:: TASK TO CARRY OUT ::
Output exactly the lines from the first line of the records below through the line containing "(title2) at (45,125)", both included, leaving out any pictures.

[BEGIN RECORDS FOR THE EXERCISE]

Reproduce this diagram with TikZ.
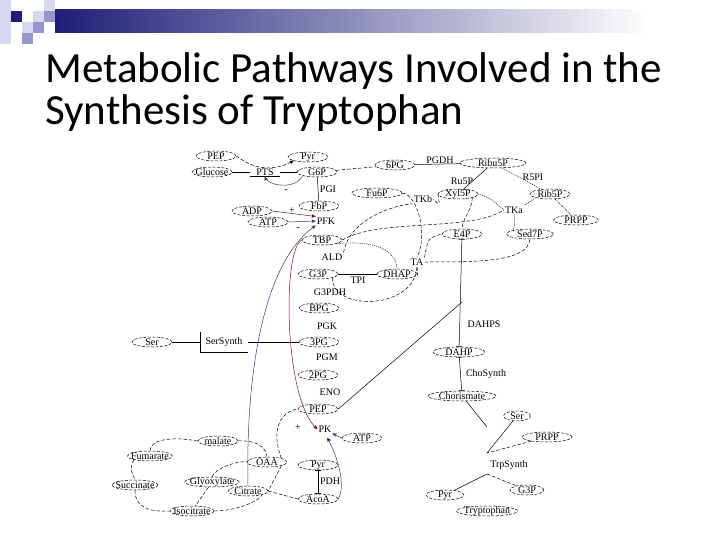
\documentclass[tikz,border=0pt]{standalone}
\usepackage{fontspec}
\setmainfont{Liberation Serif}
\newfontfamily\titlefont{Carlito}
\usetikzlibrary{arrows,shapes.geometric}
\definecolor{edge_blue}{RGB}{55,55,130}
\definecolor{edge_red}{RGB}{115,20,25}
\definecolor{bar_dark}{RGB}{30,30,120}
\definecolor{sq_light}{RGB}{215,215,238}
\definecolor{sq_mid}{RGB}{150,150,205}

\begin{document}
\begin{tikzpicture}[x=1pt,y=-1pt,line width=0.5pt,>=stealth']
    \tikzstyle{met}=[draw, ellipse, dash pattern=on 3pt off 1.5pt, minimum width=40pt, minimum height=10pt, inner xsep=-3pt, inner ysep=-1.5pt, font=\fontsize{10}{10}\selectfont]
    \tikzstyle{rxn}=[inner sep=1pt, font=\fontsize{10}{10}\selectfont]
    \tikzstyle{link}=[dash pattern=on 3.5pt off 2pt]
    \tikzstyle{dots}=[dash pattern=on 1pt off 1pt]
    \tikzstyle{heading}=[anchor=base west, inner sep=0pt, font=\titlefont\fontsize{43}{43}\selectfont]

    \useasboundingbox (0,0) rectangle (720,540);
    % corner squares and bar
    \fill[sq_light] (0,0) rectangle (11,44);
    \fill[bar_dark] (11,11) rectangle (22,22);
    \fill[sq_light] (22,22) rectangle (33,33);
    \fill[sq_light] (33,11) rectangle (44,22);
    \fill[sq_light] (44,0) rectangle (55,11);
    \fill[sq_mid] (44,11) rectangle (55,22);
    \fill[sq_mid] (33,22) rectangle (44,33);
    \fill[sq_mid] (22,33) rectangle (33,44);
    \shade[left color=bar_dark, right color=white] (55,10) rectangle (650,33);

    \node[heading] (title1) at (45,83)  {Metabolic Pathways Involved in the};
    \node[heading] (title2) at (45,125) {Synthesis of Tryptophan};

    % metabolites
    \node[met] (pepA) at (216,156) {PEP};
    \node[met] (pyrA) at (308,157) {Pyr};
    \node[met] (glc)  at (212,172) {Glucose};
    \node[met] (g6p)  at (317,172) {G6P};
    \node[met] (fbp)  at (319,206) {FbP};
    \node[met] (adp)  at (252,211) {ADP};
    \node[met] (atpA) at (268,222) {ATP};
    \node[met] (tbp)  at (322,240) {TBP};
    \node[met] (g3p)  at (318,274) {G3P};
    \node[met] (dhap) at (397,274) {DHAP};
    \node[met] (bpg)  at (319,308) {BPG};
    \node[met] (pg3)  at (319,342) {3PG};
    \node[met] (pg2)  at (318,375) {2PG};
    \node[met] (pepB) at (318,409) {PEP};
    \node[met] (atpB) at (362,438) {ATP};
    \node[met] (pyrB) at (318,465) {Pyr};
    \node[met] (acoa) at (318,499) {AcoA};
    \node[met] (cit)  at (248,491) {Citrate};
    \node[met] (oaa)  at (267,462) {OAA};
    \node[met] (mal)  at (218,441) {malate};
    \node[met] (fum)  at (150,456) {Fumarate};
    \node[met] (suc)  at (135,485) {Succinate};
    \node[met] (gly)  at (212,482) {Glyoxylate};
    \node[met] (icit) at (192,511) {Isocitrate};
    \node[met] (ser)  at (152,342) {Ser};
    \node[met] (pg6)  at (395,165) {6PG};
    \node[met, minimum width=66pt] (ru5p) at (493,163) {Ribu5P};
    \node[met] (xyl)  at (458,194) {Xyl5P};
    \node[met] (rib)  at (550,194) {Rib5P};
    \node[met, minimum width=45pt] (prppA) at (576,220) {PRPP};
    \node[met, minimum width=50pt] (f6p) at (377,193) {Fu6P};
    \node[met] (e4p)  at (462,234) {E4P};
    \node[met, minimum width=47pt] (s7p) at (530,234) {Sed7P};
    \node[met, minimum width=52pt] (dahp) at (459,352) {DAHP};
    \node[met, minimum width=68pt] (chor) at (462,396) {Chorismate};
    \node[met, minimum width=27pt] (serB) at (517,416) {Ser};
    \node[met, minimum width=50pt] (prppB) at (547,437) {PRPP};
    \node[met, minimum width=38pt] (pyrC) at (445,495) {Pyr};
    \node[met, minimum width=34pt] (g3pB) at (527,490) {G3P};
    \node[met, minimum width=61pt] (trp) at (487,511) {Tryptophan};

    % reactions
    \node[rxn, minimum width=30pt] (pts) at (265,172) {PTS};
    \node[rxn] (pgi)    at (328,189) {PGI};
    \node[rxn] (pfk)    at (326,221) {PFK};
    \node[rxn] (ald)    at (332,257) {ALD};
    \node[rxn] (tpi)    at (358,280) {TPI};
    \node[rxn] (gapdh)  at (330,292) {G3PDH};
    \node[rxn] (pgk)    at (327,326) {PGK};
    \node[rxn] (pgm)    at (327,357) {PGM};
    \node[rxn] (eno)    at (330,392) {ENO};
    \node[rxn] (pk)     at (325,429) {PK};
    \node[rxn] (pdh)    at (330,481) {PDH};
    \node[rxn, minimum width=48pt, minimum height=20pt] (sersyn) at (224,342) {SerSynth};
    \node[rxn] (pgdh)   at (440,160) {PGDH};
    \node[rxn] (ru5pe)  at (462,181) {Ru5P};
    \node[rxn] (r5pi)   at (533,177) {R5PI};
    \node[rxn] (tka)    at (514,210) {TKa};
    \node[rxn] (tkb)    at (423,199) {TKb};
    \node[rxn] (ta)     at (417,262) {TA};
    \node[rxn] (dahps)  at (484,324) {DAHPS};
    \node[rxn] (chosyn) at (486,374) {ChoSynth};
    \node[rxn] (trpsyn) at (509,465) {TrpSynth};

    \coordinate (dahpin) at (462,302);
    \coordinate (chorout) at (487,427);
    \coordinate (trpin) at (487,453);
    \coordinate (trpout) at (487,474);

    % glucose uptake, glycolysis
    \path
     (glc) edge[] (pts)
     (pts) edge[] (g6p)
     (pts.south west) edge[] (pts.south east)
     (g6p) edge[link] (pg6)
     (g6p) edge[] (fbp)
     (g3p) edge[] (dhap)
     (ser) edge[] (sersyn)
     (sersyn) edge[] (pg3)
     (pepB.east) edge[] (dahpin)
     ;
    \draw (sersyn.north west) -- (sersyn.south west) -- (sersyn.south east);
    \draw[link,->] (pepA.east) .. controls (258,172) and (276,170) .. (pyrA.south west);

    % regulation
    \draw[edge_blue,->] (g6p.south west) .. controls (296,190) and (268,186) .. (pts.south);
    \node[rxn] (inhA) at (286,191) {-};
    \draw[edge_red,->] (adp.east) -- (pfk.north west);
    \node[rxn] (actA) at (292,211) {+};
    \draw[edge_blue,->] (atpA.east) -- (pfk.west);
    \node[rxn] (inhB) at (298,229) {-};
    \draw[edge_blue,->] (cit.north) .. controls (246,400) and (256,268) .. (pfk.south west);
    \draw[edge_red,->] (tbp.west) .. controls (282,250) and (284,400) .. (pk.west);
    \node[rxn] (actB) at (298,428) {+};
    \draw[edge_blue,->] (atpB.west) -- (pk.south east);
    \draw[edge_blue,->,shorten >=5pt] (acoa.east) .. controls (346,485) and (338,458) .. (pk.south);
    \node[rxn] (inhC) at (329,441) {-};

    % TCA and glyoxylate shunt
    \draw[link] (mal.west) .. controls (170,436) and (150,440) .. (fum.north);
    \draw[link] (fum.south west) .. controls (130,468) .. (suc.north);
    \draw[link] (suc.south) .. controls (135,508) and (150,512) .. (icit.west);
    \draw[link] (icit.east) .. controls (235,511) and (258,502) .. (cit.south east);
    \draw[link] (gly) -- (icit);
    \draw[link] (gly.north) .. controls (215,468) and (240,460) .. (oaa.west);
    \draw[link] (mal.east) .. controls (258,440) and (266,448) .. (oaa.north);
    \draw[link] (oaa.north east) .. controls (270,428) and (282,411) .. (pepB.west);
    \draw[link] (oaa.south east) .. controls (274,478) .. (cit.east);
    \draw[link] (cit.east) -- (acoa.west);
    \draw[|-|] (pyrB) -- (acoa);

    % pentose phosphate
    \path
     (pg6) edge[] (ru5p)
     (ru5p) edge[] (xyl)
     (ru5p) edge[dots] (rib)
     (rib) edge[dots] (prppA)
     (rib.south west) edge[dots] (tka.north east)
     ;
    \draw[dots] (xyl.east) .. controls (490,198) .. (tka.west);
    \draw[dots] (tka.south) .. controls (515,224) .. (s7p.north west);
    \draw[link] (tbp.east) .. controls (380,218) and (470,232) .. (tka.west);
    \draw[link] (ald.north east) .. controls (350,218) and (395,205) .. (tkb.south west);
    \draw[link] (f6p.east) .. controls (418,195) and (428,235) .. (ta.north);
    \draw[link] (xyl.west) .. controls (440,206) .. (tkb.east);
    \draw[link] (xyl.south east) .. controls (472,210) and (462,220) .. (e4p.north);
    \draw[dots] (tbp.south east) .. controls (375,240) and (396,250) .. (dhap.north);
    \draw[link] (g3p.south east) .. controls (332,312) and (415,310) .. (ta.south);
    \draw[link] (dhap.east) .. controls (418,276) .. (ta.south);
    \draw[link] (ta.north east) .. controls (428,238) .. (e4p.west);
    \draw[link] (ta.east) .. controls (480,262) and (527,262) .. (s7p.south);

    % aromatic branch
    \draw[|-|] (e4p) -- (dahp);
    \draw[|-|] (dahp) -- (chor);
    \path
     (chor) edge[] (chorout)
     (serB) edge[] (trpin)
     (prppB) edge[link] (trpin)
     (trpout) edge[] (pyrC)
     (trpout) edge[link] (g3pB)
     ;
\end{tikzpicture}
\end{document}
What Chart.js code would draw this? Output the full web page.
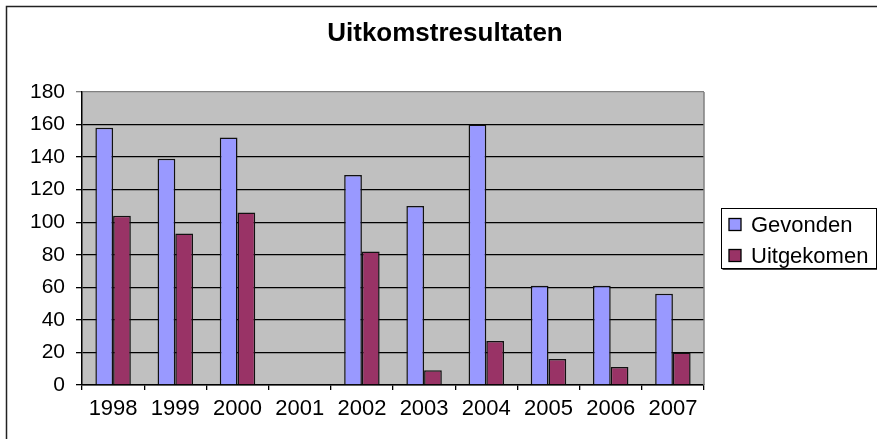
<!DOCTYPE html>
<html>
<head>
<meta charset="utf-8">
<script src="https://cdn.jsdelivr.net/npm/chart.js@4"></script>
<style>
html,body{margin:0;padding:0;background:#fff;}
#wrap{width:877px;height:439px;position:relative;}
</style>
</head>
<body>
<div id="wrap"><canvas id="c" width="877" height="439"></canvas></div>
<script>
const chartTitle = 'Uitkomstresultaten';
const years = ['1998','1999','2000','2001','2002','2003','2004','2005','2006','2007'];
const gevonden = [158, 139, 152, null, 129, 110, 160, 61, 61, 56];
const uitgekomen = [104, 93, 106, null, 82, 9, 27, 16, 11, 20];
const seriesNames = ['Gevonden', 'Uitgekomen'];
const seriesColors = ['#9999FF', '#993366'];

const FONT = "'Liberation Sans', Arial, sans-serif";

const decor = {
  id: 'decor',
  beforeDraw(chart) {
    const ctx = chart.ctx, a = chart.chartArea;
    ctx.save();
    ctx.fillStyle = '#fff';
    ctx.fillRect(0, 0, chart.width, chart.height);
    ctx.fillStyle = '#C0C0C0';
    ctx.fillRect(a.left, a.top, a.right - a.left, a.bottom - a.top);
    ctx.restore();
  },
  afterDraw(chart) {
    const ctx = chart.ctx, a = chart.chartArea;
    ctx.save();
    ctx.strokeStyle = '#808080';
    ctx.lineWidth = 1.5;
    ctx.beginPath();
    ctx.moveTo(a.right, a.top);
    ctx.lineTo(a.right, a.bottom);
    ctx.stroke();
    ctx.strokeStyle = '#222';
    ctx.lineWidth = 1.5;
    ctx.beginPath();
    ctx.moveTo(877, 6.5);
    ctx.lineTo(6.5, 6.5);
    ctx.lineTo(6.5, 439);
    ctx.stroke();
    ctx.fillStyle = '#000';
    ctx.font = 'bold 26px ' + FONT;
    ctx.textAlign = 'center';
    ctx.textBaseline = 'middle';
    ctx.fillText(chartTitle, 445, 34);
    const lx = 721, ly = 208, lw = 155, lh = 60;
    ctx.fillStyle = '#fff';
    ctx.fillRect(lx, ly, lw, lh);
    ctx.strokeStyle = '#000';
    ctx.lineWidth = 1;
    ctx.strokeRect(lx + 0.5, ly + 0.5, lw, lh);
    ctx.strokeStyle = '#444';
    ctx.beginPath();
    ctx.moveTo(lx + 1.5, ly + lh + 1.5);
    ctx.lineTo(lx + lw + 1.5, ly + lh + 1.5);
    ctx.lineTo(lx + lw + 1.5, ly + 1.5);
    ctx.stroke();
    ctx.font = '22px ' + FONT;
    ctx.textAlign = 'left';
    const rows = [224.5, 255.5];
    chart.data.datasets.forEach((ds, i) => {
      const cy = rows[i];
      ctx.fillStyle = ds.backgroundColor;
      ctx.fillRect(729, cy - 6, 12, 12);
      ctx.strokeStyle = '#000';
      ctx.lineWidth = 1.3;
      ctx.strokeRect(729, cy - 6, 12, 12);
      ctx.fillStyle = '#000';
      ctx.fillText(ds.label, 751, cy + 1);
    });
    ctx.restore();
  }
};

new Chart(document.getElementById('c'), {
  type: 'bar',
  data: {
    labels: years,
    datasets: [
      { label: seriesNames[0], data: gevonden, backgroundColor: seriesColors[0], borderColor: '#111', borderWidth: 1.5 },
      { label: seriesNames[1], data: uitgekomen, backgroundColor: seriesColors[1], borderColor: '#111', borderWidth: 1.5 }
    ]
  },
  options: {
    responsive: false,
    animation: false,
    devicePixelRatio: 1,
    categoryPercentage: 0.57,
    barPercentage: 1.0,
    layout: { padding: { left: 0, top: 92, right: 173, bottom: 0 } },
    plugins: {
      legend: { display: false },
      title: { display: false },
      tooltip: { enabled: false }
    },
    scales: {
      x: {
        grid: { offset: true, drawOnChartArea: false, drawTicks: true, tickLength: 5, color: '#000', lineWidth: 1.3 },
        border: { color: '#000', width: 1.5 },
        ticks: { color: '#000', font: { family: FONT, size: 22 }, padding: 6, maxRotation: 0, autoSkip: false },
        afterFit(s) { s.height = 54; }
      },
      y: {
        min: 0, max: 180,
        grid: { color: (c) => (c.tick && c.tick.value === 180 ? '#808080' : '#000'), lineWidth: 1.3, tickLength: 6 },
        border: { color: '#000', width: 1.5 },
        ticks: { stepSize: 20, color: '#000', font: { family: FONT, size: 21 }, padding: 11 },
        afterFit(s) { s.width = 82; }
      }
    }
  },
  plugins: [decor]
});
</script>
</body>
</html>
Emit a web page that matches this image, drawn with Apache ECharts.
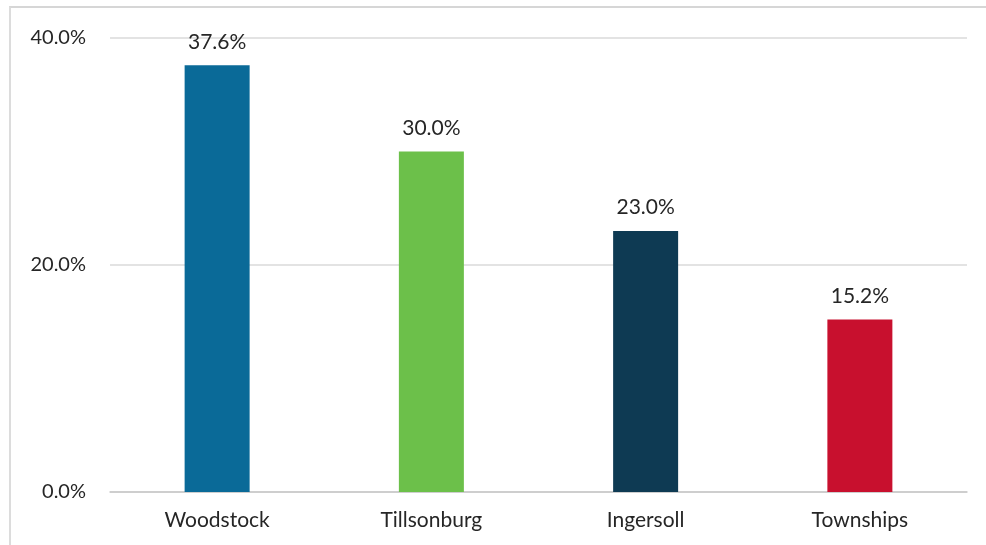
<!DOCTYPE html>
<html>
<head>
<meta charset="utf-8">
<script src="https://cdn.jsdelivr.net/npm/echarts@6/dist/echarts.min.js"></script>
<style>
  html, body { margin: 0; padding: 0; background: #ffffff; }
  #frame { position: absolute; left: 9px; top: 6px; width: 977px; height: 539px;
           border-top: 2px solid #d6d6d6; border-left: 2px solid #dcdcdc; box-sizing: border-box; }
  #chart { position: absolute; left: 0; top: 0; width: 986px; height: 545px; }
</style>
</head>
<body>
<div id="frame"></div>
<div id="chart"></div>
<script>
// Share by area
const categories = ['Woodstock', 'Tillsonburg', 'Ingersoll', 'Townships'];
const shares = [37.6, 30.0, 23.0, 15.2];
const barColors = ['#0A6A98', '#6CC04A', '#0E3A53', '#C8102E'];
const yTicks = { min: 0, max: 40, interval: 20 };

const chart = echarts.init(document.getElementById('chart'), null, { renderer: 'canvas' });
chart.setOption({
  backgroundColor: 'transparent',
  animation: false,
  grid: { left: 110, right: 19, top: 38, bottom: 53, containLabel: false },
  xAxis: {
    type: 'category',
    data: categories,
    axisLine: { show: true, lineStyle: { color: '#c8c8c8', width: 1.5 } },
    axisTick: { show: false },
    axisLabel: { color: '#262626', fontFamily: 'Lato', fontSize: 21, margin: 18 }
  },
  yAxis: {
    type: 'value',
    min: yTicks.min, max: yTicks.max, interval: yTicks.interval,
    axisLine: { show: false },
    axisTick: { show: false },
    splitLine: { lineStyle: { color: '#dadada', width: 1.5 } },
    axisLabel: { color: '#262626', fontFamily: 'Lato', fontSize: 20, margin: 24,
                 formatter: v => v.toFixed(1) + '%' }
  },
  series: [{
    type: 'bar',
    barWidth: 65,
    data: shares.map((v, i) => ({ value: v, itemStyle: { color: barColors[i] } })),
    label: {
      show: true, position: 'top', distance: 13,
      color: '#262626', fontFamily: 'Lato', fontSize: 21,
      formatter: p => p.value.toFixed(1) + '%'
    }
  }]
});
</script>
</body>
</html>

[END RECORDS FOR THE EXERCISE]

:: SOLUTION BELOW ::
Reproduce this diagram with TikZ.
\documentclass[tikz,border=0pt]{standalone}
\usepackage{fontspec}
\setmainfont{Liberation Serif}
\newfontfamily\titlefont{Carlito}
\usetikzlibrary{arrows,shapes.geometric}
\definecolor{edge_blue}{RGB}{55,55,130}
\definecolor{edge_red}{RGB}{115,20,25}
\definecolor{bar_dark}{RGB}{30,30,120}
\definecolor{sq_light}{RGB}{215,215,238}
\definecolor{sq_mid}{RGB}{150,150,205}

\begin{document}
\begin{tikzpicture}[x=1pt,y=-1pt,line width=0.5pt,>=stealth']
    \tikzstyle{met}=[draw, ellipse, dash pattern=on 3pt off 1.5pt, minimum width=40pt, minimum height=10pt, inner xsep=-3pt, inner ysep=-1.5pt, font=\fontsize{10}{10}\selectfont]
    \tikzstyle{rxn}=[inner sep=1pt, font=\fontsize{10}{10}\selectfont]
    \tikzstyle{link}=[dash pattern=on 3.5pt off 2pt]
    \tikzstyle{dots}=[dash pattern=on 1pt off 1pt]
    \tikzstyle{heading}=[anchor=base west, inner sep=0pt, font=\titlefont\fontsize{43}{43}\selectfont]

    \useasboundingbox (0,0) rectangle (720,540);
    % corner squares and bar
    \fill[sq_light] (0,0) rectangle (11,44);
    \fill[bar_dark] (11,11) rectangle (22,22);
    \fill[sq_light] (22,22) rectangle (33,33);
    \fill[sq_light] (33,11) rectangle (44,22);
    \fill[sq_light] (44,0) rectangle (55,11);
    \fill[sq_mid] (44,11) rectangle (55,22);
    \fill[sq_mid] (33,22) rectangle (44,33);
    \fill[sq_mid] (22,33) rectangle (33,44);
    \shade[left color=bar_dark, right color=white] (55,10) rectangle (650,33);

    \node[heading] (title1) at (45,83)  {Metabolic Pathways Involved in the};
    \node[heading] (title2) at (45,125) {Synthesis of Tryptophan};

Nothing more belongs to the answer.